British screenwriter

Bernadette Davis is an English screenwriter who co-wrote the first two series of the BBC's sitcom Game On with Andrew Davies. She wrote the third series on her own and was nominated for a BAFTA award for the series in 1997.

== Education ==
Davis studied English and drama at Goldsmiths College, University of London.

== Career ==
In 1996, Davis co-wrote the mini-TV series Wilderness with Andrew Davies, from the novel by Dennis Danvers. She also wrote an episode of Soldier Soldier in 1997, titled "Line of Departure".

She wrote a 6-episode sitcom series called The Wilsons in 2000, which featured David Bradley and Julian Rhind-Tutt.

In 2012, she wrote the BBC Three sitcom series Some Girls. Series 1 aired in November 2012, and series 2 started airing in September 2013.

Some Girls has been described as: "...a comedy about the kind of girls more usually seen in worrying documentaries about inner city teens. The series centres around a group of 16/17 year old pupils at [a] Comprehensive School in London." Davis herself said about the show: "As far as I know, there aren't any other comedies about girls of this age.
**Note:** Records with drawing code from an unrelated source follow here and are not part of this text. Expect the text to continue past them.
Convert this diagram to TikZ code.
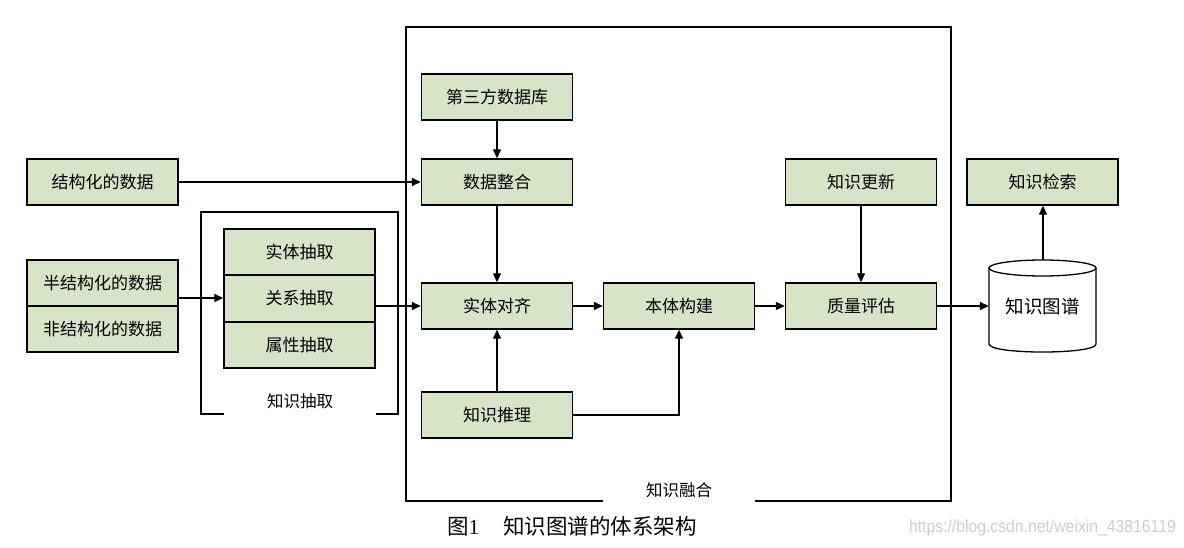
\documentclass[tikz,border=0pt]{standalone}
\usepackage{fontspec}
\setmainfont{Liberation Serif}
\setsansfont{Liberation Sans}
\newfontfamily\cjk{Noto Sans CJK SC}
\usetikzlibrary{arrows.meta}
\definecolor{boxfill}{RGB}{216,228,200}
\definecolor{wmgray}{RGB}{205,205,205}
\begin{document}
\begin{tikzpicture}[x=1pt,y=-1pt,
 box/.style={draw=black, fill=boxfill, line width=1.4pt, minimum width=151pt, minimum height=46pt, inner sep=0pt, font=\cjk\fontsize{17}{20}\selectfont},
 arr/.style={line width=1.3pt, -{Triangle[length=9pt,width=8pt]}},
 frame/.style={line width=1.3pt},
 lbl/.style={font=\cjk\fontsize{16.5}{18}\selectfont, inner sep=0pt}]
\useasboundingbox (0,0) rectangle (1184,548);
% frames
\draw[frame] (603,501) -- (406,501) -- (406,27) -- (951,27) -- (951,501) -- (755,501);
\node[lbl] (fusionlbl) at (679,490) {知识融合};
\draw[frame] (224,414) -- (201,414) -- (201,212) -- (398,212) -- (398,414) -- (376,414);
\node[lbl] (extrlbl) at (300,401) {知识抽取};
% boxes
\node[box] (third) at (497,97) {第三方数据库};
\node[box] (integ) at (497,182) {数据整合};
\node[box] (align) at (497,306) {实体对齐};
\node[box] (reason) at (497,415) {知识推理};
\node[box] (onto) at (679,306) {本体构建};
\node[box] (update) at (861,182) {知识更新};
\node[box] (quality) at (861,306) {质量评估};
\node[box] (retr) at (1042.5,182) {知识检索};
\node[box] (struct) at (102.5,182) {结构化的数据};
\node[box] (semi) at (102.5,283) {半结构化的数据};
\node[box] (non) at (102.5,329) {非结构化的数据};
\node[box] (ent) at (299.5,252) {实体抽取};
\node[box] (rel) at (299.5,298.5) {关系抽取};
\node[box] (attr) at (299.5,345) {属性抽取};
% cylinder
\draw[line width=1.3pt, fill=white] (989,268) -- (989,344) .. controls (989,354.7) and (1096,354.7) .. (1096,344) -- (1096,268);
\draw[line width=1.3pt, fill=white] (1042.5,268) ellipse [x radius=53.5, y radius=8];
\node[inner sep=0pt, minimum width=107pt, minimum height=92pt, font=\cjk\fontsize{18.5}{22}\selectfont] (kg) at (1042.5,306) {知识图谱};
% connectors
\draw[arr] (struct) -- (integ);
\draw[arr] (third) -- (integ);
\draw[arr] (integ) -- (align);
\draw[arr] (reason) -- (align);
\draw[arr] (reason.east) -| (onto.south);
\draw[arr] (align) -- (onto);
\draw[arr] (onto) -- (quality);
\draw[arr] (update) -- (quality);
\draw[arr] (quality) -- (kg);
\draw[arr] ([xshift=0.5pt]kg.north) -- ([xshift=0.5pt]retr.south);
\draw[arr] ([yshift=0.5pt]semi.east |- rel.west) -- ([yshift=0.5pt]rel.west);
\draw[arr] (rel.east |- align.west) -- (align.west);
% caption
\node[inner sep=0pt, anchor=west, font=\fontsize{21.5}{25}\selectfont] (cap) at (447,526) {{\cjk 图}1\hspace{24pt}{\cjk 知识图谱的体系架构}};
\node[inner sep=0pt, anchor=east, text=wmgray, font=\sffamily\fontsize{17.5}{20}\selectfont] (wm) at (1176,528) {\scalebox{0.9}[1]{https://blog.csdn.net/weixin\_43816119}};
\end{tikzpicture}
\end{document}
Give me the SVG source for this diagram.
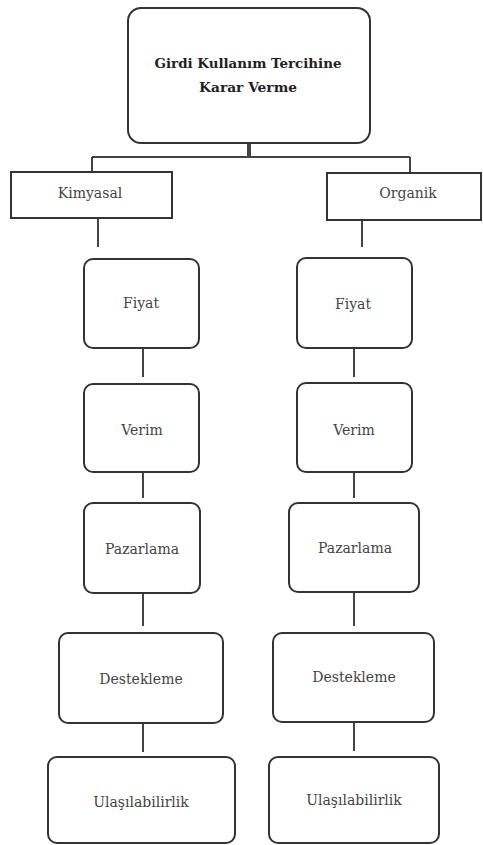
<svg xmlns="http://www.w3.org/2000/svg" width="483" height="845" viewBox="0 0 483 845">
<style>
.box{fill:#fff;stroke:#333;stroke-width:2}
.con{stroke:#444;stroke-width:2;fill:none}
.lbl{font-family:'DejaVu Serif',serif;font-size:14px;fill:#444;text-anchor:middle}
.ttl{font-family:'DejaVu Serif',serif;font-size:13px;font-weight:bold;fill:#222;text-anchor:middle}
</style>
<rect width="483" height="845" fill="#fff"/>
<g id="connectors">
<path class="con" d="M92,157 H410 M92,157 V172 M410,157 V173"/>
<path class="con" d="M249,143 V157" style="stroke-width:4"/>
<path class="con" d="M98,218 V247 M143,348 V377 M143,472 V498 M143,593 V626 M143,723 V752"/>
<path class="con" d="M362,220 V247 M354,348 V377 M354,472 V498 M354,592 V626 M354,722 V751"/>
</g>
<g id="root">
<rect class="box" x="128" y="8" width="242" height="135" rx="13"/>
<text class="ttl" x="248" y="68" textLength="187" lengthAdjust="spacingAndGlyphs">Girdi Kullanım Tercihine</text>
<text class="ttl" x="248" y="92" textLength="98" lengthAdjust="spacingAndGlyphs">Karar Verme</text>
</g>
<g id="kimyasal">
<rect class="box" x="11" y="172" width="161" height="46"/>
<text class="lbl" x="90" y="198">Kimyasal</text>
</g>
<g id="organik">
<rect class="box" x="327" y="173" width="154" height="47"/>
<text class="lbl" x="408" y="198">Organik</text>
</g>
<g id="k-fiyat">
<rect class="box" x="84" y="259" width="115" height="89" rx="9"/>
<text class="lbl" x="141" y="308">Fiyat</text>
</g>
<g id="k-verim">
<rect class="box" x="84" y="384" width="115" height="88" rx="9"/>
<text class="lbl" x="142" y="435">Verim</text>
</g>
<g id="k-pazarlama">
<rect class="box" x="84" y="503" width="116" height="90" rx="9"/>
<text class="lbl" x="142" y="554">Pazarlama</text>
</g>
<g id="k-destekleme">
<rect class="box" x="59" y="633" width="164" height="90" rx="9"/>
<text class="lbl" x="141" y="684">Destekleme</text>
</g>
<g id="k-ulasilabilirlik">
<rect class="box" x="48" y="757" width="187" height="86" rx="9"/>
<text class="lbl" x="141" y="807">Ulaşılabilirlik</text>
</g>
<g id="o-fiyat">
<rect class="box" x="297" y="258" width="115" height="90" rx="9"/>
<text class="lbl" x="353" y="309">Fiyat</text>
</g>
<g id="o-verim">
<rect class="box" x="297" y="383" width="115" height="89" rx="9"/>
<text class="lbl" x="354" y="435">Verim</text>
</g>
<g id="o-pazarlama">
<rect class="box" x="289" y="503" width="130" height="89" rx="9"/>
<text class="lbl" x="355" y="553">Pazarlama</text>
</g>
<g id="o-destekleme">
<rect class="box" x="273" y="633" width="161" height="89" rx="9"/>
<text class="lbl" x="354" y="682">Destekleme</text>
</g>
<g id="o-ulasilabilirlik">
<rect class="box" x="269" y="757" width="170" height="86" rx="9"/>
<text class="lbl" x="354" y="805">Ulaşılabilirlik</text>
</g>
</svg>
The Inbetweeners has shown what a rich area for comedy this age group is - but girls are very different and I thought they should have their own show."

== Reception ==
The Daily Mirror made the first episode of Some Girls "Tuesday's must-see TV" and described the show as "Energetic, irreverent and real". The Stage online said: "the relationship between the quartet of friends is well observed and firmly rooted in recognisable, realistic emotions". Comedian Jimmy Mulville, Managing Director of Hat Trick Productions, says: “This second series of Some Girls confirms Bernadette Davis as one of the funniest writers working today. We're lucky to have her.”

Game On was said to be "a part of a zeitgeist that came to define a generation" and was a "sitcom that was so of its time, that it took its name from a catchphrase of the decade."